The mightiest battleships ever built: Japan’s “Yamato” takes two hits from American aircraft in October 1944 during the Battle of Leyte Gulf, in which her sister ship “Musashi” had already been sunk (photo: Time Life Pictures/US Navy/The LIFE Picture Collection/Getty Images)
Last month, in the waters off the Philippines, they found the wreck of the Musashi. Together with her sister Yamato, the pride of the Imperial Japanese Navy, she was the mightiest battleship ever built. In 1944 Musashi sallied forth in the greatest and bloodiest sea battle of the Pacific War, Leyte Gulf. A last-ditch attempt to turn the tables on the Americans, the unequal contest went badly for the Japanese from the outset. Overwhelmed by wave after wave of warplanes from six US aircraft carriers, Musashi took 19 direct hits from torpedoes and 17 from armour-piercing bombs, before she finally succumbed with the loss of more than a thousand men.
The ghostly images of her wreck, found by the American Paul Allen, brought back teenage memories for me. I too had sunk the Musashi—only mine was a scale model 1/500th the size of the original, and she sank in Black Park lake, ablaze with magnesium, while we watched and photographed my battleship’s immolation. Why a youth with no obvious pyromaniac tendencies would enjoy doing such a thing now eludes me. But it was by no means unique for a boy growing up in the decades after ttclauhe Second World War to acquire encyclopaedic knowledge of the armies, navies and air forces of the belligerents of both wars, to make models and play war-games, all without so much as a whiff of cordite. I even painted large murals of the two world wars on the walls of my primary school, complete with portraits of Churchill and Lloyd George.

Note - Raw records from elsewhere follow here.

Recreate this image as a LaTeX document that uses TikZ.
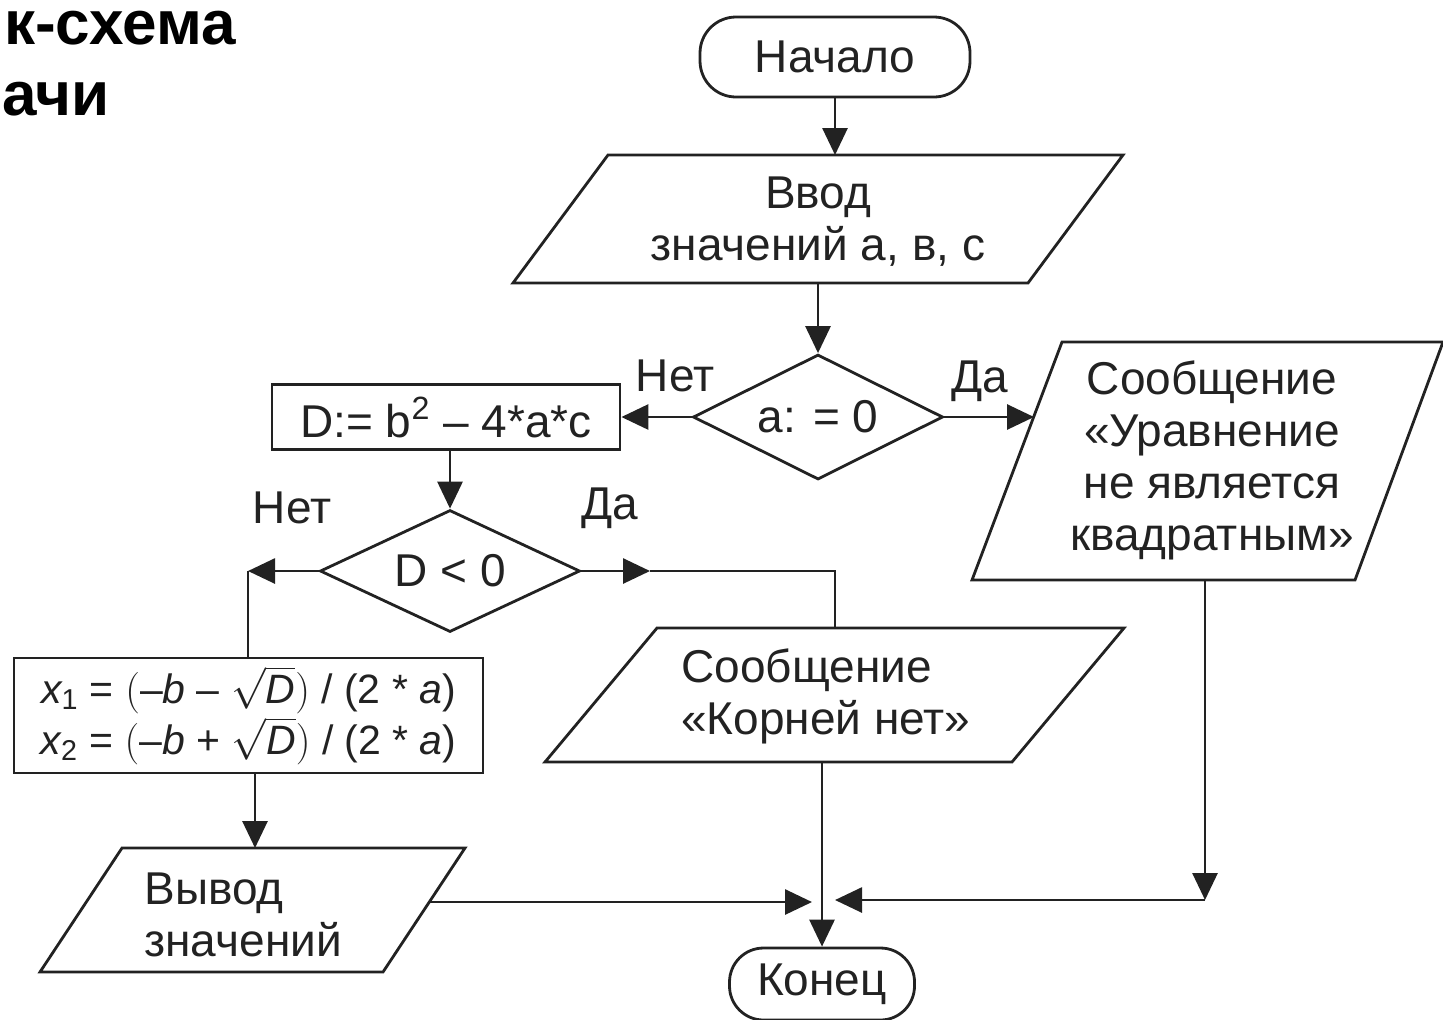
\documentclass[tikz,border=0pt]{standalone}
\usepackage{fontspec}
\setmainfont{Liberation Sans}
\usetikzlibrary{arrows.meta,shapes.geometric,calc}
\definecolor{ink}{HTML}{222222}
\begin{document}
\begin{tikzpicture}[x=0.5pt,y=-0.5pt,
  line width=1.4pt, draw=ink,
  font=\fontsize{23}{26}\selectfont,
  txt/.style={text=ink, inner sep=0pt},
  term/.style={draw, rounded corners=18pt, txt},
  proc/.style={draw, rectangle, txt},
  decision/.style={draw, diamond, aspect=2, inner sep=0pt, txt},
  label/.style={txt},
  arr/.style={-{Triangle[length=13.5pt,width=12.5pt]}},
  heading/.style={inner sep=0pt, text=black,
                  font=\fontsize{31}{36}\selectfont\bfseries}
]
\useasboundingbox (0,0) rectangle (1443,1019);

% heading
\node[heading, anchor=base east] (title1) at (237,44) {к-схема};
\node[heading, anchor=base west] (title2) at (1,115) {ачи};

% start
\node[term, minimum width=135pt, minimum height=40pt] (start) at (835,57) {Начало};

% input of coefficients
\draw (608,155) -- (1123,155) -- (1028,283) -- (513,283) -- cycle;
\node[txt, align=center] (input) at (818,222) {Ввод\\значений а, в, с};
\coordinate (input-n) at (835,155);
\coordinate (input-s) at (818,283);

% a = 0 ?
\node[decision, minimum width=125pt, minimum height=62.5pt] (cond1) at (818,417) {a: = 0};
\node[label] (no1) at (675,376) {Нет};
\node[label] (yes1) at (980,381) {Да};

% discriminant
\node[proc, minimum width=174pt, minimum height=32.5pt] (disc) at (446,417)
  {D:= b\textsuperscript{2} – 4*a*c};

% message: not a quadratic equation
\draw (1062,342) -- (1443,342) -- (1355,580) -- (972,580) -- cycle;
\node[txt, align=center] (msg1) at (1212,460)
  {Сообщение\\«Уравнение\\не является\\квадратным»};
\coordinate (msg1-w) at (1034,417);
\coordinate (msg1-s) at (1205,580);

% D < 0 ?
\node[decision, minimum width=130pt, minimum height=61pt] (cond2) at (450,571) {D < 0};
\node[label] (no2) at (292,508) {Нет};
\node[label] (yes2) at (610,508) {Да};
\coordinate (lcorner) at (248,571);
\coordinate (rmid) at (650,571);
\coordinate (rcorner) at (835,571);

% roots
\node[proc, minimum width=234.5pt, minimum height=57.5pt, align=center,
      font=\fontsize{20.5}{25.5}\selectfont] (roots) at (248.5,715.5)
  {{\itshape x}\textsubscript{1} = $\bigl($–{\itshape b} – $\sqrt{\mbox{\itshape D}}\bigr)$ / (2 * {\itshape a})\\
   {\itshape x}\textsubscript{2} = $\bigl($–{\itshape b} + $\sqrt{\mbox{\itshape D}}\bigr)$ / (2 * {\itshape a})};

% message: no roots
\draw (657,628) -- (1124,628) -- (1012,762) -- (545,762) -- cycle;
\node[txt, align=left, anchor=west] (msg2) at (680,696) {Сообщение\\«Корней нет»};
\coordinate (msg2-n) at (835,628);
\coordinate (msg2-s) at (822,762);

% output
\draw (122,848) -- (465,848) -- (383,972) -- (40,972) -- cycle;
\node[txt, align=left, anchor=west] (output) at (143,915) {Вывод\\значений};
\coordinate (out-n) at (255,848);
\coordinate (out-e) at (429,902);

% end
\node[term, rounded corners=17pt, minimum width=92.5pt, minimum height=36pt] (end) at (822,984) {Конец};
\coordinate (join-l) at (812,902);
\coordinate (turn) at (1205,900);
\coordinate (join-r) at (835,900);

% connectors
\draw[arr] (start.south) -- (input-n);
\draw[arr] (input-s) -- (cond1.north);
\draw[arr] (cond1.west) -- (disc.east);
\draw[arr] (cond1.east) -- (msg1-w);
\draw[arr] (disc.south -| cond2.north) -- (cond2.north);
\draw[arr] (cond2.west) -- (lcorner);
\draw (lcorner) -- (lcorner |- roots.north);
\draw[arr] (cond2.east) -- (rmid);
\draw (rmid) -- (rcorner) -- (msg2-n);
\draw[arr] (roots.south -| out-n) -- (out-n);
\draw[arr] (out-e) -- (join-l);
\draw[arr] (msg2-s) -- (end.north);
\draw[arr] (msg1-s) -- (turn);
\draw[arr] (turn) -- (join-r);
\end{tikzpicture}
\end{document}
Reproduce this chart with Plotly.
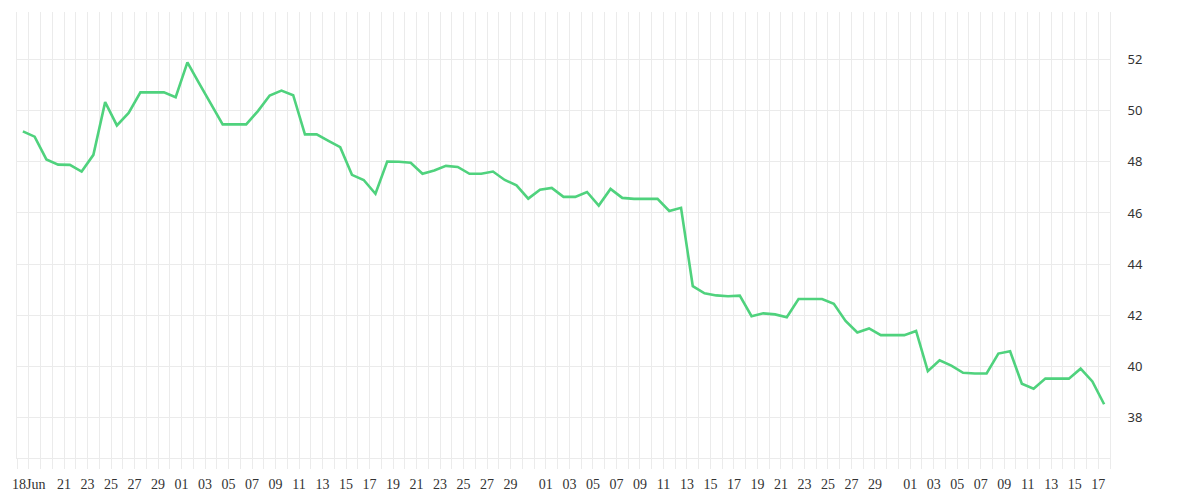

Only once, when the rest of my class suddenly chanted “war, war, war” because I had made one too many references to it, was I made to suffer for my hobby.
Boys like me could afford to treat war as a hobby because we thought we had got off lightly. We children of the 1950s thought of ourselves as “post-war”: too young to fight the Nazis or the Communists, too old to fight the Islamists, we were the fortunate beneficiaries of the carnage that had scarred previous generations. For us, the fascination of past conflict lay in its remoteness from our experience. For half a century the face of battle, in the late John Keegan’s phrase, was averted from our gaze. Now it is we who must avoid the Gorgon’s evil eye. We never thought that the spectre of war would return to haunt our middle age. We had not prepared our own children to fight for what we had inherited. We did not expect to see the survival of Western civilisation at stake yet again in our lifetimes, or in theirs.
The First World War had not proved to be the “war to end all war”, but the Second had come pretty close. The horror of the Holocaust, the containment of Communism, the doctrine of Mutually Assured Destruction: these and other events conspired to deter Nato and the Warsaw Pact from fighting to the death on the plains of central Europe. True, there were many other theatres of war across the continents of Asia, Africa and Latin America; and there was never a year from 1945 to 1989 when localised conflicts, coinciding with and encompassed by hostilities between East and West, did not kill people in their thousands. The Cold War was primarily ideological rather than military: its greatest confrontations were fought out on the chessboard of diplomacy rather than the battlefield. Notwithstanding Clausewitz, however: the politics of the period was a continuation of war by other means.